Protecting Paragon City

Since it was covered extensively elsewhere, I didn’t comment on last week’s news that City of Heroes is being shut down by NCSoft – you know: work, travel, yadda yadda.

Dusty Monk, however, has an excellent and personal reaction post to the news, and it seems the fanbase are getting organised to try and prevent the game from closing its doors. Go read it. Snippet:

I don’t usually participate in fan or community organized movements.  I’m keenly aware that businesses are businesses, and once a decision has been made, most of the time no amount of fan outcry will change that.  But this is important to me.  And there are some cases where the community did make a difference.  Perhaps this time it’s different – perhaps we can show that are making this decision that it does matter, and that there is still money to be made here.  So I’m getting involved, and I hope that perhaps you will too.

I agree with Dusty that once a business decision like this has been made, it’s usually pointless to Canute the inevitable – but I also agree that when we care a great deal about something, we should be prepared to speak out for it. I could make political parallels… but I won’t (other than saying: whatever you believe, politically, GO VOTE; democracy doesn’t work if people don’t show up).

I played City of Heroes at launch, leaving a still-buggy (if enjoyable) Star Wars: Galaxies to do so, and still remember my friends making fun of me for spending literally 3 hours on my first character’s costume. Actually, it may have been 4. I didn’t play it for more than a few months, because that was the Year of Major Game Launches (WoW, EQ2), but a bunch of us had a blast for the time we were there, if only because of:

– KAPOW; come on. No combat beats KAPOW!! combat.

– FLYING; ’nuff said (but boy CoX did it well).

– COSTUMES; also ’nuff said. Actually, that one needs to be COSTUMES!!!

– FLEXIBILITY; alone, in groups, in duos – didn’t matter how you wanted to play, you could do stuff and you could usually get to doing stuff pretty quickly.

Flying!!! … in COSTUME!!! … soon to KAPOW.

I returned to CoX a couple of times over the years, and always enjoyed my stay. It didn’t grab me, truss me up and enslave me the way some of my other games did, but it was there, it was fun, and it tried to do some interesting things. I wrote about the Mission Architect system a few times in 2009, and although it was immediately picked up by players as an excellent venue for exploiting xp and whatever, the idea was still brave and I’m glad they tried it. I still think we need some way for players to create some of their own content, and I’m sure it’s something we’ll see more of in games as the years go by.

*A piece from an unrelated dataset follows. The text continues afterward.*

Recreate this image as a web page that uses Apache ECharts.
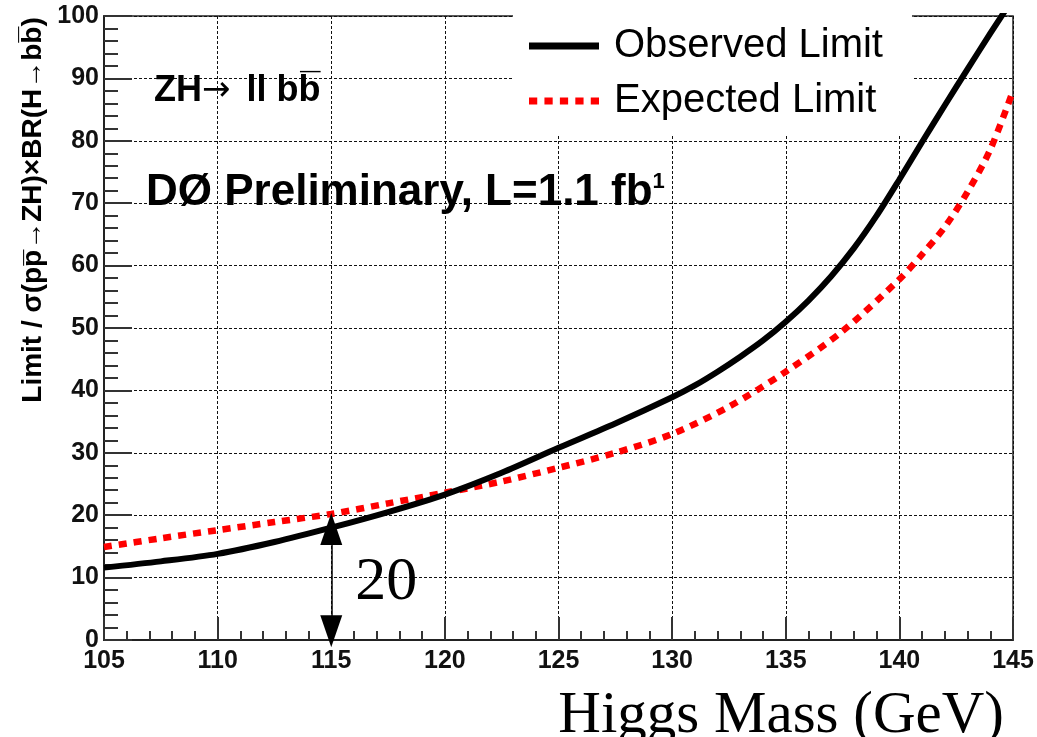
<!DOCTYPE html>
<html>
<head>
<meta charset="utf-8">
<script src="https://cdn.jsdelivr.net/npm/echarts@6/dist/echarts.min.js"></script>
<style>
html,body{margin:0;padding:0;background:#fff;}
#chart{width:1037px;height:737px;}
</style>
</head>
<body>
<div id="chart"></div>
<script>
// Data
var obsMass  = [105, 107.5, 110, 112.5, 115, 117.5, 120, 122.5, 125, 127.5, 130, 131, 132, 133, 134, 135, 136, 137, 138, 139, 140, 141, 142, 143, 144, 145];
var observed = [11.6, 12.6, 13.8, 15.7, 18.0, 20.5, 23.3, 26.8, 30.8, 34.7, 38.9, 40.8, 43.0, 45.4, 48.0, 51.0, 54.4, 58.3, 62.8, 68.0, 73.8, 79.8, 85.7, 91.5, 97.2, 102.8];
var expMass  = [105, 107.5, 110, 112.5, 115, 117.5, 120, 122.5, 125, 127.5, 130, 132.5, 135, 137.5, 140, 141, 142, 143, 144, 145];
var expected = [14.9, 16.3, 17.6, 18.9, 20.2, 21.9, 23.6, 25.4, 27.6, 30.0, 33.0, 37.4, 43.0, 49.5, 57.8, 61.8, 66.2, 71.8, 78.6, 88.0];
var seriesNames = ['Observed Limit', 'Expected Limit'];
var xTicks = {min: 105, max: 145, step: 5};
var yTicks = {min: 0, max: 100, step: 10};
var arrowMass = 115, arrowFrom = 1.4, arrowTo = 17.8;
var annotation = {text: '20', mass: 117.42, value: 9.1};

function pairs(xs, ys){ return xs.map(function(x,i){ return [x, ys[i]]; }); }

var chart = echarts.init(document.getElementById('chart'), null, {renderer:'canvas'});
var sans = 'Liberation Sans, Arial, Helvetica, sans-serif';
var serif = 'Liberation Serif, Times New Roman, serif';

var option = {
  backgroundColor: '#fff',
  animation: false,
  grid: {left: 104, right: 24, top: 16, bottom: 97, show: true, borderColor: '#222', borderWidth: 1.5, backgroundColor: 'transparent'},
  xAxis: {
    type: 'value', min: xTicks.min, max: xTicks.max, interval: xTicks.step,
    axisLine: {show: true, onZero: false, lineStyle: {color: '#222', width: 2}},
    axisTick: {show: true, inside: true, length: 23, lineStyle: {color: '#333', width: 2}},
    minorTick: {show: true, splitNumber: 5, length: 9, lineStyle: {color: '#333', width: 2}},
    axisLabel: {fontFamily: sans, fontWeight: 'bold', fontSize: 25, color: '#111', margin: 9},
    splitLine: {show: true, lineStyle: {color: '#111', width: 1, type: [3, 2]}}
  },
  yAxis: {
    type: 'value', min: yTicks.min, max: yTicks.max, interval: yTicks.step,
    axisLine: {show: true, lineStyle: {color: '#222', width: 2}},
    axisTick: {show: true, inside: true, length: 28, lineStyle: {color: '#333', width: 2}},
    minorTick: {show: true, splitNumber: 5, length: 14, lineStyle: {color: '#333', width: 2}},
    axisLabel: {fontFamily: sans, fontWeight: 'bold', fontSize: 25, color: '#111', margin: 5},
    splitLine: {show: true, lineStyle: {color: '#111', width: 1, type: [3, 2]}}
  },
  legend: {
    orient: 'vertical', left: 513, top: 0,
    padding: [24, 29, 13, 16],
    itemGap: 11, itemWidth: 70, itemHeight: 14,
    backgroundColor: '#fff', borderWidth: 0,
    textStyle: {fontFamily: sans, fontSize: 40, color: '#000', lineHeight: 44, padding: [0, 0, 0, 10]},
    data: [
      {name: seriesNames[0], icon: 'path://M0,0 L70,0 L70,7 L0,7 Z'},
      {name: seriesNames[1], icon: 'path://M0,0 L8,0 L8,7 L0,7 Z M15,0 L23,0 L23,7 L15,7 Z M30,0 L38,0 L38,7 L30,7 Z M45,0 L53,0 L53,7 L45,7 Z M60,0 L68,0 L68,7 L60,7 Z'}
    ]
  },
  series: [
    {
      name: seriesNames[0], type: 'line', smooth: 0.3, showSymbol: false, symbol: 'none',
      data: pairs(obsMass, observed), z: 3,
      lineStyle: {color: '#000', width: 6},
      itemStyle: {color: '#000'},
      markLine: {
        silent: true, symbol: ['none', 'none'],
        label: {show: false},
        lineStyle: {color: '#000', width: 1.5, type: 'solid'},
        data: [[{coord: [arrowMass, arrowFrom]}, {coord: [arrowMass, arrowTo]}]]
      },
      markPoint: {
        silent: true,
        data: [
          {coord: [arrowMass, arrowTo], symbol: 'triangle', symbolSize: [22, 32], itemStyle: {color: '#000'}, label: {show: false}},
          {coord: [arrowMass, arrowFrom], symbol: 'triangle', symbolSize: [22, 32], symbolRotate: 180, itemStyle: {color: '#000'}, label: {show: false}},
          {coord: [annotation.mass, annotation.value], symbol: 'circle', symbolSize: 1, itemStyle: {color: 'rgba(0,0,0,0)'},
            label: {show: true, position: 'inside', formatter: annotation.text, fontFamily: serif, fontSize: 62, color: '#000'}}
        ]
      }
    },
    {
      name: seriesNames[1], type: 'line', smooth: 0.3, showSymbol: false, symbol: 'none',
      data: pairs(expMass, expected), z: 2,
      lineStyle: {color: '#ff0000', width: 6.5, type: [8, 7]},
      itemStyle: {color: '#ff0000'}
    }
  ],
  graphic: [
    {type: 'text', left: 154, top: 73, z: 10,
      style: {text: 'ZH{a|\u2192} ll bb\u0305', fontFamily: sans, fontWeight: 'bold', fontSize: 36, fill: '#000',
        rich: {a: {fontFamily: 'DejaVu Sans', fontWeight: 'normal', fontSize: 34, fill: '#000', padding: [0, 6, 0, 0]}}}},
    {type: 'text', left: 146, top: 171, z: 10,
      style: {text: 'D\u00D8 Preliminary, L=1.1 fb{s|1}', fontFamily: sans, fontWeight: 'bold', fontSize: 44, fill: '#000',
        rich: {s: {fontFamily: sans, fontWeight: 'bold', fontSize: 22, fill: '#000', verticalAlign: 'top'}}}},
    {type: 'text', x: 33, y: 210, rotation: Math.PI / 2, z: 10,
      style: {text: 'Limit / \u03C3(pp\u0305\u2192ZH)\u00D7BR(H\u2192bb\u0305)', fontFamily: sans, fontWeight: 'bold', fontSize: 28, fill: '#000', align: 'center', verticalAlign: 'middle'}},
    {type: 'text', x: 1004, y: 716, z: 10,
      style: {text: 'Higgs Mass (GeV)', fontFamily: serif, fontSize: 59, fill: '#000', align: 'right', verticalAlign: 'middle'}}
  ]
};
chart.setOption(option);
</script>
</body>
</html>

So when I heard the news last week I was a little shocked, though the game is over 8 years old and we all know no MMO lasts forever (especially not at NCSoft, it seems). I’m not much of one for post-mortems, but I am interested to see if fan reaction to this news can actually make a dent in a decision that was probably made thousands of miles away and based purely on numbers and finances. What if the game were concatenated down to a couple of servers, instead of however many they currently have? Could it be run by a skeleton staff? Is it worth it? We don’t know that, but we won’t find out if we don’t try.

And I happen to think City of Heroes might be worth saving. /insert saving heroes ironic joke here.

Per Dusty’s post: go here to sign a petition trying to keep City of Heroes open – and keep a few Devs in their jobs, incidentally. There have been entirely too many layoffs in the games industry in the last few years already. At this moment the petition is 13,550 strong – make that 13,551, since I just signed it.

And, if you think you can do it politely (and all of you are paragons of courtesy here), it might be worth posting on this forum thread. Staff may never see the petition, but someone official will be moderating that thread, so we can add our voice there (until it gets locked, says the cynic in me).

Go forth and protect!

EDIT: Sente has also posted on this, as I’ve discovered upon catching up with my RSS feeds… Sente’s had a lot of interesting things to say about CoX over the years, so if you don’t read his blog already, you should do so now.

EDIT: Pete at Dragonchasers has also written. Lo, the movement grows and I’m late to the barricades bandwagon!

EDIT: But wait! There’s more! Syp and Ardua, respectively. I’m running out of amusing things to say on my edits. And Tobold thinks we’re hypocrites because we didn’t play the game this year. Whatevs. That said, his Kickstopper idea is pretty funny.

2 responses to “Protecting Paragon City

  1. Thanks for the reference:)

    I agree completely with Dusty Monk’s statement. Business is business and it may be a futile attempt. But it is a game+community symbiosis I do care about.

    Some may see NCSoft as the root of all evil here, but I do think even a number of their execs may have a passion for these games. They created Pagaon Studios and have supported them for a number of years and it seems they have been able to run fairly independent from the mothership.

    This of course makes it easier also to cut them off, in particular if the alternative may be hitting much closer to home – if they are more or less forced to make some cuts.

    I do believe though that if some option can be found to avoid that the NCSoft execs lose face and still please their investors and local opinion, then there could be a chance.